Я отказываюсь от этой идеи и кладу его на спину. Затем я хватаю его за ноги и начинаю тащить по снегу. Таким образом, я не усугублю его травмы. Но это все равно тяжело. Мало того, что он буквально состоит из мышц, так ещё и холм такой крутой, что мои ноги горят, дрожат и подгибаются от напряжения.
Но я не останавливаюсь и не делаю пауз, разве только для того, чтобы убедиться, что он не бьётся головой о кочки. Как только я добираюсь до снегохода, я осторожно отпускаю его
Моё сердце сжимается и разбивается при виде огромной раны на его груди, но я не позволяю себе застрять в этой петле.
Я единственная, кто может ему помочь.
Я должна спасти его.
Эти мысли наполняют меня новой энергией, которая позволяет мне затащить его на снегоход.
Я пытаюсь удержать его в вертикальном положении, когда сажусь перед ним, обвивая его тело вокруг своего для большей безопасности, а затем курткой привязываю его к себе.

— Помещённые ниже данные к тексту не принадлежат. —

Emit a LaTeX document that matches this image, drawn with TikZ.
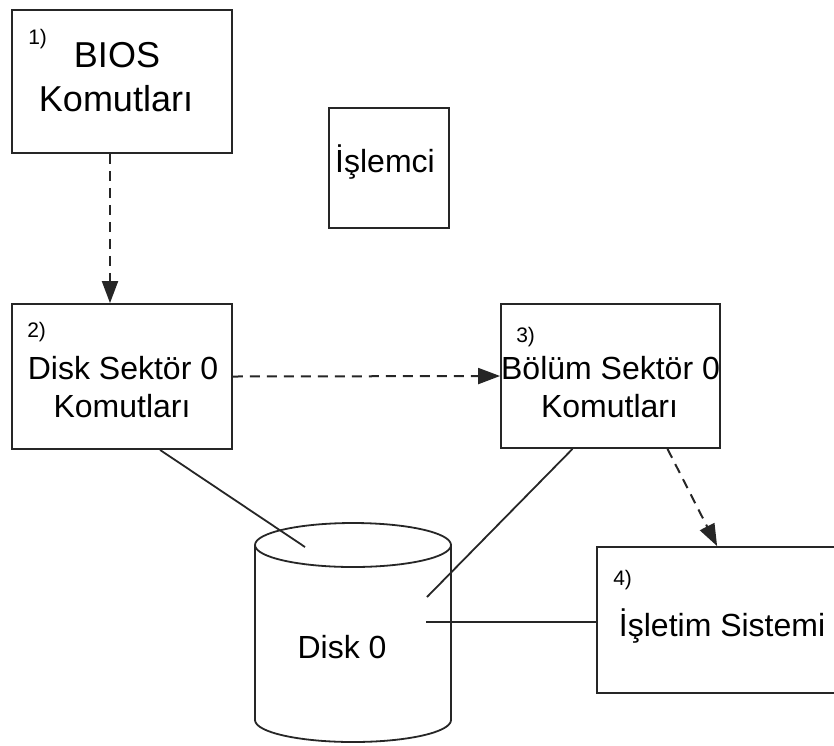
\documentclass[tikz,border=0pt]{standalone}
\usepackage{fontspec}
\setmainfont{Liberation Sans}
\usetikzlibrary{arrows.meta,calc}

\definecolor{ink}{HTML}{262626}

\tikzset{
  stepbox/.style={draw=ink, line width=1.8pt, rectangle, inner sep=0pt},
  boxtext/.style={inner sep=0pt, anchor=base, text=black, font=\fontsize{32}{38}\selectfont},
  numlabel/.style={inner sep=0pt, anchor=north west, font=\fontsize{21}{24}\selectfont},
  flow/.style={draw=ink, line width=2pt, dash pattern=on 10pt off 7pt,
    -{Triangle[length=22pt,width=16pt]}},
  link/.style={draw=ink, line width=1.8pt},
}

\begin{document}
\begin{tikzpicture}[x=1pt,y=-1pt]
  \useasboundingbox (0,0) rectangle (834,745);
  \clip (0,0) rectangle (834,745);

  % 1) BIOS
  \node[stepbox, minimum width=220pt, minimum height=143pt] (b1) at (122,81.5) {};
  \node[numlabel] (n1) at ([shift={(17pt,-20pt)}]b1.north west) {1)};
  \node[boxtext, font=\fontsize{36}{44}\selectfont] (t1a) at ($(b1.north)+(-5,58)$) {BIOS};
  \node[boxtext, font=\fontsize{36}{44}\selectfont] (t1b) at ($(b1.north)+(-6,102)$) {Komutları};

  % processor
  \node[stepbox, minimum width=120pt, minimum height=120pt] (cpu) at (389,168) {};
  \node[boxtext] (tcpu) at ($(cpu.north)+(-4,65)$) {İşlemci};

  % 2) disk sector 0
  \node[stepbox, minimum width=220pt, minimum height=145pt] (b2) at (122,376.5) {};
  \node[numlabel] (n2) at ([shift={(16pt,-19pt)}]b2.north west) {2)};
  \node[boxtext] (t2a) at ($(b2.north)+(1,76)$) {Disk Sektör 0};
  \node[boxtext] (t2b) at ($(b2.north)+(0,114)$) {Komutları};

  % 3) partition sector 0
  \node[stepbox, minimum width=219pt, minimum height=144pt] (b3) at (610.5,376) {};
  \node[numlabel] (n3) at ([shift={(16pt,-24pt)}]b3.north west) {3)};
  \node[boxtext] (t3a) at ($(b3.north)+(0,76)$) {Bölüm Sektör 0};
  \node[boxtext] (t3b) at ($(b3.north)+(-1,114)$) {Komutları};

  % 4) operating system, box runs past the right edge
  \node[stepbox, minimum width=260pt, minimum height=146pt] (b4) at (727,620) {};
  \node[numlabel] (n4) at ([shift={(17pt,-24pt)}]b4.north west) {4)};
  \node[boxtext] (t4) at ($(b4.north west)+(126,90)$) {İşletim Sistemi};

  % disk cylinder
  \filldraw[draw=ink, fill=white, line width=1.8pt]
    (255,545) -- (255,720) arc[start angle=180, end angle=360, x radius=98pt, y radius=22pt]
    -- (451,545);
  \draw[ink, line width=1.8pt] (353,545) ellipse [x radius=98pt, y radius=22pt];
  \node[boxtext] (disk) at (342,658) {Disk 0};
  \coordinate (d1) at (305,547);
  \coordinate (d2) at (427,597);
  \coordinate (d3) at (426,622);

  % control flow
  \draw[flow] ([xshift=-12pt]b1.south) -- ([xshift=-12pt]b2.north);
  \draw[flow] (b2.east) -- (b3.west);
  \draw[flow] ([xshift=57pt]b3.south) -- ([xshift=121pt]b4.north west);

  % disk links
  \draw[link] ([xshift=38pt]b2.south) -- (d1);
  \draw[link] ([xshift=-38pt]b3.south) -- (d2);
  \draw[link] (d3) -- (d3 -| b4.west);
\end{tikzpicture}
\end{document}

Я собираюсь ехать как можно быстрее, и я не могу допустить, чтобы он упал в середине пути.
Убедившись, что он в безопасности, я ищу по GPS ближайшую больницу, а затем веду снегоход на большой скорости. Я игнорирую звук других снегоходов, следующих за мной. Вероятно, это дядя Альберт и таинственные люди, которых он привёл с собой.
Мне плевать, потому что я серьёзно настроена. Если он хотя бы попытается помешать мне помочь Кириллу, ситуация очень быстро станет по-настоящему ужасной.
Мне требуется тридцать минут, чтобы добраться до больницы, и это только потому, что я действительно ехала на максимальной скорости снегохода, наклонившись вперёд, чтобы Кирилл мог облокотиться на меня и не упал.
Я готова была въехать на снегоходе через двери больницы, но из здания выходят несколько медсестёр с оборудованием. Я пытаюсь помочь им поднять Кирилла на носилки, но отступаю назад, когда они отталкивают меня, потому что понимаю, что они знают, как это сделать правильнее.
Врач надевает на его лицо кислородную маску, а затем мы все бегом идём по унылому белому коридору.
— У него два огнестрельных ранения в груди, — говорю я им чётко голосом, который не узнаю. — Он также упал с холма и потерял много крови.
Доктор выкрикивает какие-то указания медсёстрам, затем запрыгивает на носилки, как бы оседлав его, и разрезает куртку Кирилла.
Моё горло сжимается при виде двух пулевых отверстий, из которых хлещет кровь. Одно из них выше другого. У одного вокруг больше крови, чем у другого, и из-за этого его пресс и татуировки окрашиваются в красный цвет.
О боже.
Это... там, где его сердце?
Я стараюсь пройти с ними дальше, но медсестры останавливают меня и просят подождать снаружи. В тот момент, когда дверь отделения неотложной помощи закрывается, я соскальзываю на пол, слезы и кровь капают на белый кафель.
Я поднимаю свои красные руки и смотрю на их резкий контраст с флуоресцентными лампами. Они выглядят размытыми сквозь мои слезы, и это состояние – тот факт, что я теряю контроль над реальностью, кажется таким окончательным и критичным.